### Your instructions
Repeat what the lines below say, word for word, and skip every image.

### Data
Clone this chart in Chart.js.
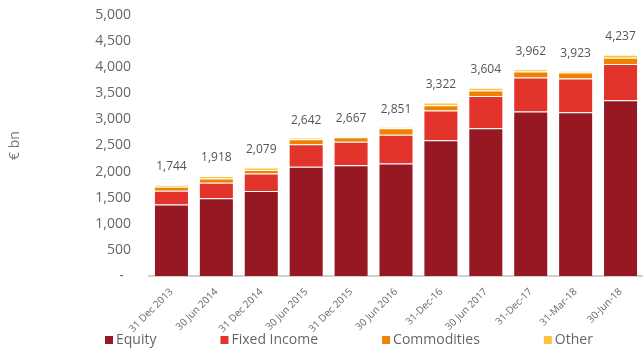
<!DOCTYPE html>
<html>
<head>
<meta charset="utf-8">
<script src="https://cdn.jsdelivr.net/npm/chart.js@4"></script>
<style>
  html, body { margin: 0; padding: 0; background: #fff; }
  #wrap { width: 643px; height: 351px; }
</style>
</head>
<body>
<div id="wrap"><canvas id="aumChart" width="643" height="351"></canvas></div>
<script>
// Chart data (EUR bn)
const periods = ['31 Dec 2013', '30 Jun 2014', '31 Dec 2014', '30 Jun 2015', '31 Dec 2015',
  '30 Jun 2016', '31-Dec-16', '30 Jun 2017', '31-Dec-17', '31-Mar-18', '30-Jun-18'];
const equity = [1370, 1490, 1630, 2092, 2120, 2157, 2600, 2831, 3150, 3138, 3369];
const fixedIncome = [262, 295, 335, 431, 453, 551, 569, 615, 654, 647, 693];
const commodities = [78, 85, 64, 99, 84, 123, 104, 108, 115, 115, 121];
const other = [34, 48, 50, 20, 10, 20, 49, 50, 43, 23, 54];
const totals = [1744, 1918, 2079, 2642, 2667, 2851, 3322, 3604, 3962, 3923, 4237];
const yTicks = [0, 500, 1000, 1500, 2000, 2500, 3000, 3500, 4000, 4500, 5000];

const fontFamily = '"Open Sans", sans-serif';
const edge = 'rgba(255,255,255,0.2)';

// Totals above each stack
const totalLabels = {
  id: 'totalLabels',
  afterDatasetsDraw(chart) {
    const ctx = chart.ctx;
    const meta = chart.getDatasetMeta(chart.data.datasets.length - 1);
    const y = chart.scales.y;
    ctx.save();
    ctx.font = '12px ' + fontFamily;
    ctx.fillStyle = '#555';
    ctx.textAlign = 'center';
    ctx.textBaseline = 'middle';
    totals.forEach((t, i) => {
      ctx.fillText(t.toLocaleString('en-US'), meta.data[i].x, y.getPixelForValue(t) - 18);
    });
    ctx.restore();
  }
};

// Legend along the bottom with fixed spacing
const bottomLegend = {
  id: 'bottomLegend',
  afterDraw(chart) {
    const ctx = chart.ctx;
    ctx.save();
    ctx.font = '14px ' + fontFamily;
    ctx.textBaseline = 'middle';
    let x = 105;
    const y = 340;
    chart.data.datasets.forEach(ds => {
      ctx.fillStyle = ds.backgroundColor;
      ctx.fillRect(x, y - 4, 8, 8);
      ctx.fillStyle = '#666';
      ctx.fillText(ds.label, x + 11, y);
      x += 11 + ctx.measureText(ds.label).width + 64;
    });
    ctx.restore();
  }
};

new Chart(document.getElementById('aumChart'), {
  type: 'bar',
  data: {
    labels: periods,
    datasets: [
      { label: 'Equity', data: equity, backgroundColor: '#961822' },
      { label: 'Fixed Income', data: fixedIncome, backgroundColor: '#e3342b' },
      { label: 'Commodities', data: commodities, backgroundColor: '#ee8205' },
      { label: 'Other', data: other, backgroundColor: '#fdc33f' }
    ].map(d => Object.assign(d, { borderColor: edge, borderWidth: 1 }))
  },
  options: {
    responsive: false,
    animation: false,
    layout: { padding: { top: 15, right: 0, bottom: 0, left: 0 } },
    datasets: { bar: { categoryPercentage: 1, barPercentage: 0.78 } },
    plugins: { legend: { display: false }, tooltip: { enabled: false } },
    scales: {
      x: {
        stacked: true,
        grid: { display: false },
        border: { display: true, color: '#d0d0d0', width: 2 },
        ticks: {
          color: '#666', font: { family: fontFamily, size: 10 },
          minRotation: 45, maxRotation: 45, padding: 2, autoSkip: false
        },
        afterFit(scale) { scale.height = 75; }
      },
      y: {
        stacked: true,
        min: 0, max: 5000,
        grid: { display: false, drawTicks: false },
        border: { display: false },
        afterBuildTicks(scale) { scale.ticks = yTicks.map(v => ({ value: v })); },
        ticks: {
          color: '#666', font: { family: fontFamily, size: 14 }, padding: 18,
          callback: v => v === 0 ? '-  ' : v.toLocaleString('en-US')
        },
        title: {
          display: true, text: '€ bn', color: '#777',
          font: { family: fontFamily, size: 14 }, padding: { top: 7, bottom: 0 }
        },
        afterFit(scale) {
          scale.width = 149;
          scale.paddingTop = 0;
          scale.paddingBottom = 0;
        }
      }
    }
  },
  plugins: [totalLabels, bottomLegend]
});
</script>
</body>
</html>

### Expected answer
Clone this chart in Chart.js.
<!DOCTYPE html>
<html>
<head>
<meta charset="utf-8">
<script src="https://cdn.jsdelivr.net/npm/chart.js@4"></script>
<style>
  html, body { margin: 0; padding: 0; background: #fff; }
  #wrap { width: 643px; height: 351px; }
</style>
</head>
<body>
<div id="wrap"><canvas id="aumChart" width="643" height="351"></canvas></div>
<script>
// Chart data (EUR bn)
const periods = ['31 Dec 2013', '30 Jun 2014', '31 Dec 2014', '30 Jun 2015', '31 Dec 2015',
  '30 Jun 2016', '31-Dec-16', '30 Jun 2017', '31-Dec-17', '31-Mar-18', '30-Jun-18'];
const equity = [1370, 1490, 1630, 2092, 2120, 2157, 2600, 2831, 3150, 3138, 3369];
const fixedIncome = [262, 295, 335, 431, 453, 551, 569, 615, 654, 647, 693];
const commodities = [78, 85, 64, 99, 84, 123, 104, 108, 115, 115, 121];
const other = [34, 48, 50, 20, 10, 20, 49, 50, 43, 23, 54];
const totals = [1744, 1918, 2079, 2642, 2667, 2851, 3322, 3604, 3962, 3923, 4237];
const yTicks = [0, 500, 1000, 1500, 2000, 2500, 3000, 3500, 4000, 4500, 5000];

const fontFamily = '"Open Sans", sans-serif';
const edge = 'rgba(255,255,255,0.2)';

// Totals above each stack
const totalLabels = {
  id: 'totalLabels',
  afterDatasetsDraw(chart) {
    const ctx = chart.ctx;
    const meta = chart.getDatasetMeta(chart.data.datasets.length - 1);
    const y = chart.scales.y;
    ctx.save();
    ctx.font = '12px ' + fontFamily;
    ctx.fillStyle = '#555';
    ctx.textAlign = 'center';
    ctx.textBaseline = 'middle';
    totals.forEach((t, i) => {
      ctx.fillText(t.toLocaleString('en-US'), meta.data[i].x, y.getPixelForValue(t) - 18);
    });
    ctx.restore();
  }
};

// Legend along the bottom with fixed spacing
const bottomLegend = {
  id: 'bottomLegend',
  afterDraw(chart) {
    const ctx = chart.ctx;
    ctx.save();
    ctx.font = '14px ' + fontFamily;
    ctx.textBaseline = 'middle';
    let x = 105;
    const y = 340;
    chart.data.datasets.forEach(ds => {
      ctx.fillStyle = ds.backgroundColor;
      ctx.fillRect(x, y - 4, 8, 8);
      ctx.fillStyle = '#666';
      ctx.fillText(ds.label, x + 11, y);
      x += 11 + ctx.measureText(ds.label).width + 64;
    });
    ctx.restore();
  }
};

new Chart(document.getElementById('aumChart'), {
  type: 'bar',
  data: {
    labels: periods,
    datasets: [
      { label: 'Equity', data: equity, backgroundColor: '#961822' },
      { label: 'Fixed Income', data: fixedIncome, backgroundColor: '#e3342b' },
      { label: 'Commodities', data: commodities, backgroundColor: '#ee8205' },
      { label: 'Other', data: other, backgroundColor: '#fdc33f' }
    ].map(d => Object.assign(d, { borderColor: edge, borderWidth: 1 }))
  },
  options: {
    responsive: false,
    animation: false,
    layout: { padding: { top: 15, right: 0, bottom: 0, left: 0 } },
    datasets: { bar: { categoryPercentage: 1, barPercentage: 0.78 } },
    plugins: { legend: { display: false }, tooltip: { enabled: false } },
    scales: {
      x: {
        stacked: true,
        grid: { display: false },
        border: { display: true, color: '#d0d0d0', width: 2 },
        ticks: {
          color: '#666', font: { family: fontFamily, size: 10 },
          minRotation: 45, maxRotation: 45, padding: 2, autoSkip: false
        },
        afterFit(scale) { scale.height = 75; }
      },
      y: {
        stacked: true,
        min: 0, max: 5000,
        grid: { display: false, drawTicks: false },
        border: { display: false },
        afterBuildTicks(scale) { scale.ticks = yTicks.map(v => ({ value: v })); },
        ticks: {
          color: '#666', font: { family: fontFamily, size: 14 }, padding: 18,
          callback: v => v === 0 ? '-  ' : v.toLocaleString('en-US')
        },
        title: {
          display: true, text: '€ bn', color: '#777',
          font: { family: fontFamily, size: 14 }, padding: { top: 7, bottom: 0 }
        },
        afterFit(scale) {
          scale.width = 149;
          scale.paddingTop = 0;
          scale.paddingBottom = 0;
        }
      }
    }
  },
  plugins: [totalLabels, bottomLegend]
});
</script>
</body>
</html>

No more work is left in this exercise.